Two more hours and it's my turn to sleep!
It’s chaos here, but I expect it to be that way for…several years most likely!
The girls are continuing to grow SO FAST, as in I can see the difference – daily. I went to put Margaret in a particular preemie sleeper this afternoon, only to discover that the footsies were too small – her poor little toes were curling up in them! So that was the end of that sleeper. Crazy how fast that happens! Tomorrow they are FOUR WEEKS OLD already. I can’t believe that. Is it weird that I feel a bit weepy at the thought of how quickly time seems to be going by now that they’re here? They’re not going to be newborns for long enough for my liking!
I actually have been crying a fair bit lately. I don’t think I cried this much after I had Andrew, I recall it being really bad just for a few days and then I was back to ‘normal’. I think it’s harder this time because not only do I have a whole extra baby to look after, but I also have Andrew, who requires a lot of attention and energy, both of which are not always easy to give these days. I’m just SO tired, it’s really often all I can do just to function at all, I feel like I’m just going through the motions and then I get overwhelmed.
I’m not ‘depressed’ by any means, I know these are tears of sleep deprivation, and adjustment to this crazy life I’ve been thrown into. Not that having a singleton isn’t challenging, because it totally is, but twins is…literally double. You really can’t know quite what it’s like till you’re living it. It’s amazing in so many ways, and I wouldn’t trade them for anything, obviously, but WOW is it a lot of work.
I don’t cry all the time or anything, but I’m hoping the sensitivity I’m feeling starts going away soon. Being a person who hates crying, it’s really hard dealing with the waterworks when they come on suddenly and won’t shut off!

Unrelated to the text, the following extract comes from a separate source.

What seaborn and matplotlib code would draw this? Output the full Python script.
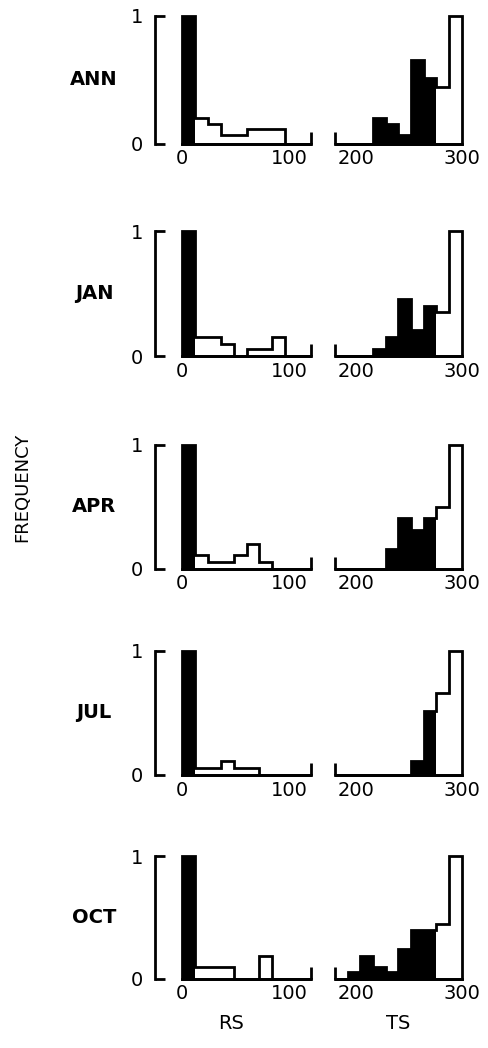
import numpy as np
import matplotlib
matplotlib.use("Agg")
import matplotlib.pyplot as plt
import seaborn as sns

# Bin edges of the two variables (12-unit classes)
rs_edges = [0, 12, 24, 36, 48, 60, 72, 84, 96, 108, 120]
ts_edges = [180, 192, 204, 216, 228, 240, 252, 264, 276, 288, 300]

# Bins below these limits are shaded
rs_split = 12
ts_split = 276

months = ["ANN", "JAN", "APR", "JUL", "OCT"]

# Relative frequency per bin (scaled so the largest bin is 1)
rs_ann = [1.0, 0.20, 0.15, 0.065, 0.065, 0.11, 0.11, 0.11, 0.0, 0.0]
rs_jan = [1.0, 0.15, 0.15, 0.10, 0.0, 0.06, 0.06, 0.15, 0.0, 0.0]
rs_apr = [1.0, 0.11, 0.055, 0.055, 0.11, 0.20, 0.05, 0.0, 0.0, 0.0]
rs_jul = [1.0, 0.06, 0.06, 0.11, 0.06, 0.06, 0.0, 0.0, 0.0, 0.0]
rs_oct = [1.0, 0.09, 0.09, 0.09, 0.0, 0.0, 0.18, 0.0, 0.0, 0.0]

ts_ann = [0.0, 0.0, 0.0, 0.20, 0.15, 0.065, 0.65, 0.51, 0.44, 1.0]
ts_jan = [0.0, 0.0, 0.0, 0.06, 0.15, 0.46, 0.21, 0.40, 0.35, 1.0]
ts_apr = [0.0, 0.0, 0.0, 0.0, 0.16, 0.41, 0.31, 0.41, 0.50, 1.0]
ts_jul = [0.0, 0.0, 0.0, 0.0, 0.0, 0.0, 0.11, 0.52, 0.66, 1.0]
ts_oct = [0.0, 0.05, 0.185, 0.095, 0.05, 0.24, 0.395, 0.395, 0.445, 1.0]

rs_values = [rs_ann, rs_jan, rs_apr, rs_jul, rs_oct]
ts_values = [ts_ann, ts_jan, ts_apr, ts_jul, ts_oct]

sns.set_theme(style="white")
plt.rcParams["font.family"] = ["DejaVu Sans"]
plt.rcParams.update({
    "axes.linewidth": 2.0,
    "axes.edgecolor": "black",
    "text.color": "black",
    "axes.labelcolor": "black",
    "xtick.color": "black",
    "ytick.color": "black",
})

W, H = 488, 1048
fig = plt.figure(figsize=(W / 100, H / 100), dpi=100)
fig.patch.set_facecolor("white")

# panel rows in pixels: (top, bottom)
rows_px = [(15.5, 143.5), (231, 356), (444.5, 568.5), (651, 775), (856, 978.5)]
rs_px = (182, 311)
ts_px = (335, 461.5)

LW = 2.0
TICK_FS = 14
PX = 72 / 100  # points per pixel


def draw_hist(ax, edges, values, split):
    edge_arr = np.asarray(edges, dtype=float)
    vals = np.asarray(values, dtype=float)
    centers = (edge_arr[:-1] + edge_arr[1:]) / 2
    shaded = np.where(edge_arr[:-1] < split, vals, 0.0)
    bins = list(edges)
    # shaded part
    sns.histplot(x=centers, weights=shaded, bins=bins, element="step",
                 fill=True, color="black", alpha=1, linewidth=0,
                 ax=ax, clip_on=False)
    # outline of the full distribution
    sns.histplot(x=centers, weights=vals, bins=bins, element="step",
                 fill=True, color="black", facecolor="none",
                 edgecolor="black", linewidth=LW, ax=ax, clip_on=False,
                 joinstyle="miter")
    ax.set_xlim(edges[0], edges[-1])
    ax.set_ylim(0, 1)
    ax.set_xlabel("")
    ax.set_ylabel("")
    ax.set_facecolor("none")
    for s in ("top", "right"):
        ax.spines[s].set_visible(False)


for i, (month, (top, bot)) in enumerate(zip(months, rows_px)):
    b = 1 - bot / H
    h = (bot - top) / H
    ax_rs = fig.add_axes([rs_px[0] / W, b, (rs_px[1] - rs_px[0]) / W, h])
    ax_ts = fig.add_axes([ts_px[0] / W, b, (ts_px[1] - ts_px[0]) / W, h])

    draw_hist(ax_rs, rs_edges, rs_values[i], rs_split)
    draw_hist(ax_ts, ts_edges, ts_values[i], ts_split)

    # frequency axis as a bracket left of the RS panel
    ax_rs.spines["left"].set_position(("outward", 27 * PX))
    ax_rs.set_yticks([0, 1])
    ax_rs.set_yticklabels(["0", "1"])
    ax_rs.tick_params(axis="y", direction="in", length=10 * PX, width=LW,
                      pad=12 * PX, labelsize=TICK_FS, left=True)
    ax_ts.spines["left"].set_visible(False)
    ax_ts.set_yticks([])

    # x axes with end markers pointing up
    ax_rs.set_xticks([0, 100])
    ax_rs.set_xticklabels(["0", "100"])
    ax_rs.set_xticks([rs_edges[-1]], minor=True)
    ax_ts.set_xticks([200, 300])
    ax_ts.set_xticklabels(["200", "300"])
    ax_ts.set_xticks([ts_edges[0]], minor=True)
    for ax in (ax_rs, ax_ts):
        ax.tick_params(axis="x", which="major", length=0, pad=4,
                       labelsize=TICK_FS, bottom=True)
        ax.tick_params(axis="x", which="minor", direction="in",
                       length=12 * PX, width=LW, bottom=True)
        ax.spines["bottom"].set_capstyle("projecting")
        ax.spines["left"].set_capstyle("projecting")

    fig.text(94 / W, 1 - (top + bot) / 2 / H, month, ha="center", va="center",
             fontsize=14, fontweight="bold")

    if i == len(months) - 1:
        ax_rs.set_xlabel("RS", fontsize=TICK_FS)
        ax_ts.set_xlabel("TS", fontsize=TICK_FS)
        ax_rs.xaxis.set_label_coords(0.38, -0.29)
        ax_ts.xaxis.set_label_coords(0.5, -0.29)

fig.text(22 / W, 1 - 487 / H, "FREQUENCY", rotation=90, ha="center",
         va="center", fontsize=13)

fig.savefig("out.png", dpi=100, facecolor="white")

Beyond that, things are good. LOL There’s currently a lot of farting noises coming from the bassinet, and little grunts. So funny. (Sorry girls, but hey, it’s the truth!)

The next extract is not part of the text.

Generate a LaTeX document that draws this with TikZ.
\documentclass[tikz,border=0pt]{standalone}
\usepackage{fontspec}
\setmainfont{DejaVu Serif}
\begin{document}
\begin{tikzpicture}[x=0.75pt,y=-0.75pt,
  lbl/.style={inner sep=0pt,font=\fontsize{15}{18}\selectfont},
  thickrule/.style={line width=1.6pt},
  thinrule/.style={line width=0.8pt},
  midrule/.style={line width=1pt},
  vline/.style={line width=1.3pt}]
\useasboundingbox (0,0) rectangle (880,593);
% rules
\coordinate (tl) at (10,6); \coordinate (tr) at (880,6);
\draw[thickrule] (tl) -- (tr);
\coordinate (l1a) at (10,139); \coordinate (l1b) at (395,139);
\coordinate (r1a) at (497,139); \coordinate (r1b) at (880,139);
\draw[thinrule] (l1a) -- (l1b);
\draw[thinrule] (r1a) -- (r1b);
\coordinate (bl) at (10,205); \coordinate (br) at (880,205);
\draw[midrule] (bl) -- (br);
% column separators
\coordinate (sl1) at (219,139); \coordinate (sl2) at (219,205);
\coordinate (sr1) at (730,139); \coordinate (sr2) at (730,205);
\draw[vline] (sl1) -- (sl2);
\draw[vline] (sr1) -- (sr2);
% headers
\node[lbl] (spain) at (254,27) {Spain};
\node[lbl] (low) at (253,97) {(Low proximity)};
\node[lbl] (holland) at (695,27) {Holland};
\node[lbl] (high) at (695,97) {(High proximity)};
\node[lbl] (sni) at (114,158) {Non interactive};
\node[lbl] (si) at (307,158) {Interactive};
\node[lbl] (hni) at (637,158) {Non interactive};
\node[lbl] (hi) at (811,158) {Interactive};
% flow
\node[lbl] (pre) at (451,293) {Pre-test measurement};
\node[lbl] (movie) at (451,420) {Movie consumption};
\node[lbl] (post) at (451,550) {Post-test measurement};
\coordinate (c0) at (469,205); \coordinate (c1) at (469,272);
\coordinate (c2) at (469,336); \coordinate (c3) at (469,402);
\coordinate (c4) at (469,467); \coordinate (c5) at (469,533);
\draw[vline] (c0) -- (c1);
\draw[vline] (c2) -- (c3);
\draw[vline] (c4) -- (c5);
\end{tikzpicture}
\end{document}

Today Andrew and I went and did a grocery shop together, and then a little while later he and James went to the park for a while. I think it was good that Andrew had some one on one time with both of us today, even if his time with me was spent getting groceries! He was on an absolute TEAR yesterday and it was basically the worst day I’ve had in I can’t remember how long. It was HORRIBLE the way he was treating me, his sisters, and just in general the way he was being. So tantrum-y. It felt like such a long day. You know things aren’t going well when you’re finding yourself melting down and in total zombie mode, and then you look at the clock and it’s only 9:30 in the morning! That was me yesterday, and it got a lot worse before it got better! But I know there are going to be days like that, and I just have to be grateful for the fact that they’re not the majority.
When the boys were at the park this afternoon, I fed the girls (Margaret nursed, Emily had a bottle of breast milk) and then the 3 of us cuddled for the entire time the boys were out. I love it when they finish eating and just want to snuggle with Mommy. I find they are both at their calmest, and Emily in particular I notice is quieter. When she’s not cuddling with someone, she’s grunting and making goat noises, and it can get quite ridiculous at times.
Both girls are getting more alert each day, and spend more time awake and looking around. I love it when they look up into my eyes. It’s so cute! Or when they occasionally look at each other. I will never tire of watching them cuddle each other, it’s the sweetest thing in the whole entire world. They hold hands, or just cuddle up to each other, they always seem to want their heads touching. I noticed this afternoon Emily was a bit fussy, and then Margaret moved sideways so she was no longer snuggled up to me but instead had her head resting on her sister’s belly, and lo and behold Emily suddenly calmed right down. It’s like they NEED to be close to each other. You take one out of the bassinet and the other starts fussing for her sister. It can be frustrating in that you can never ‘just’ deal with one baby at a time, as the other is bound to protest, but it’s so cute because as soon as they’re put down for a sleep side by side, they cuddle right up and look so cozy and content together. It melts my heart!
This morning Emily just would NOT stop making her goat sounds, and her face was beet red from fuss-budgeting. I didn’t know what to do for her as she’d fed and been changed, so I started singing ‘You are my Sunshine’ and literally as soon as I started singing she calmed right down and went to sleep! I’m a terrible singer, and especially with this weird voice/throat issue I’ve had basically since they were born, my singing is even worse than usual, and yet she was completely calmed by the sound of my voice. I thought that was so sweet!
Margaret is proving to be the easiest baby ever, Emily not so much, although over all they are both such good girls. They really don’t cry just for the sake of crying – yes, Emily makes some noise, but I think it’s usually a gas issue or something. Neither baby has had a crying fit where they’re just inconsolable. I know they’re only 4 weeks tomorrow though, and they WILL cry ‘just because’, it just hasn’t happened yet!!